* [Data excerpt]:

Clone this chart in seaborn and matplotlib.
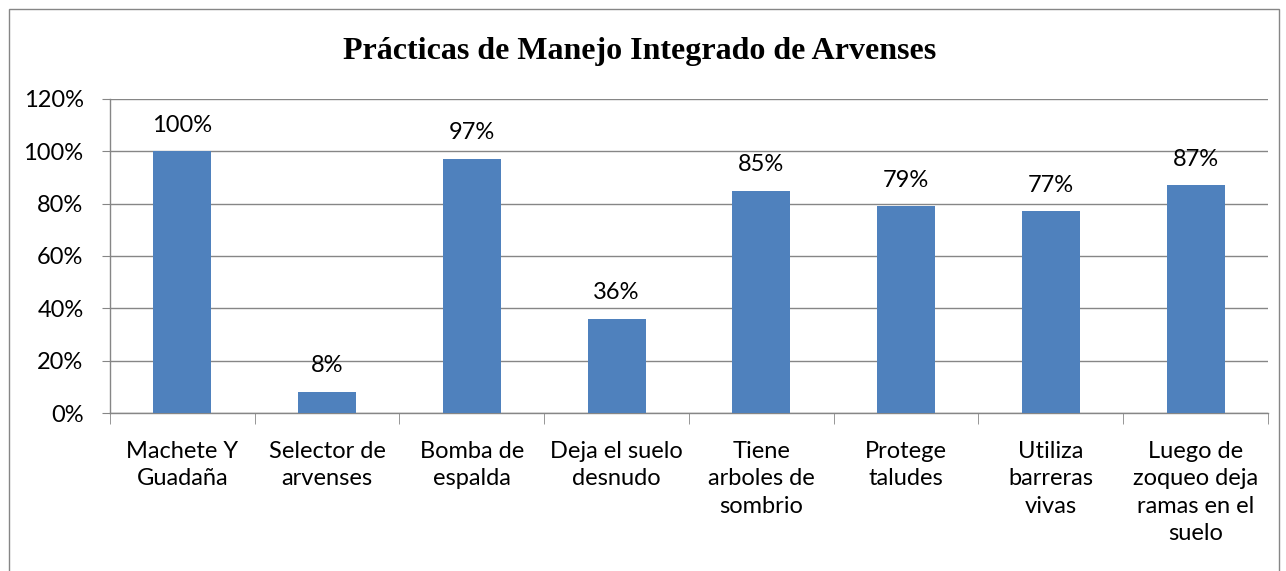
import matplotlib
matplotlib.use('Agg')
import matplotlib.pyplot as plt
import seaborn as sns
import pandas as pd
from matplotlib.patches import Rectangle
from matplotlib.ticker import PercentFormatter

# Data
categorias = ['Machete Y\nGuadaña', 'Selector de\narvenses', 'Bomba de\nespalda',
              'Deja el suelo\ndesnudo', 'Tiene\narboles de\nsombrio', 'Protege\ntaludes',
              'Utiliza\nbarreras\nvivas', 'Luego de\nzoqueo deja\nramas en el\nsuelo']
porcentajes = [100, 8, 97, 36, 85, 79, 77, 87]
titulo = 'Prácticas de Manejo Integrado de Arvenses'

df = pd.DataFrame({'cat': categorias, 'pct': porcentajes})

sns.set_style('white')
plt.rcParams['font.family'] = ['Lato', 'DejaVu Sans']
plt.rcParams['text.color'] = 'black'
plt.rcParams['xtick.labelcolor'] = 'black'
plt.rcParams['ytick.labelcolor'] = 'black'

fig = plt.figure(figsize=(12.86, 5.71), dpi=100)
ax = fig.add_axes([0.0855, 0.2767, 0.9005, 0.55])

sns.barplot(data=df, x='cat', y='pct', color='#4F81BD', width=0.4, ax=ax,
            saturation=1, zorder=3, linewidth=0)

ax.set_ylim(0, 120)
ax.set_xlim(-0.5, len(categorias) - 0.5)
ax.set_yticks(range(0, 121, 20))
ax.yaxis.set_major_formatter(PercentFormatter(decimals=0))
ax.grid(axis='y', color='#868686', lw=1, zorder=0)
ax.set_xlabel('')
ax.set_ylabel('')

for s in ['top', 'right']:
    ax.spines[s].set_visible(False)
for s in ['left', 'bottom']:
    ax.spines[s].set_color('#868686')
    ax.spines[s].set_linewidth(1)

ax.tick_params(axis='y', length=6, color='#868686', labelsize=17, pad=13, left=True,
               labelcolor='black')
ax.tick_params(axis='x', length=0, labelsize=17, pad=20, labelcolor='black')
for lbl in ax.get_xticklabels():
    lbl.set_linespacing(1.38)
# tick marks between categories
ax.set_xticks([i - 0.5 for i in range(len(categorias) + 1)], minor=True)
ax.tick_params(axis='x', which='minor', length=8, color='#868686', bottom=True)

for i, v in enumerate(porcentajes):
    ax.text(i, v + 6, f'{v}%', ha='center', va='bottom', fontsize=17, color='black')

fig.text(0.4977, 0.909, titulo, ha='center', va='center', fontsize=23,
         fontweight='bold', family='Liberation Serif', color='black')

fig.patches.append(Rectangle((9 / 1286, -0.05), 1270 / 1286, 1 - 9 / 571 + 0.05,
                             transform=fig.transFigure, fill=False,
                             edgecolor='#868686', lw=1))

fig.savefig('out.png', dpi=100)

* [What is required]:
Write out the lines from the start of the material to the line with "from matplotlib.ticker import", inclusive and exactly. Skip the pictures.

* [In response]:
Clone this chart in seaborn and matplotlib.
import matplotlib
matplotlib.use('Agg')
import matplotlib.pyplot as plt
import seaborn as sns
import pandas as pd
from matplotlib.patches import Rectangle
from matplotlib.ticker import PercentFormatter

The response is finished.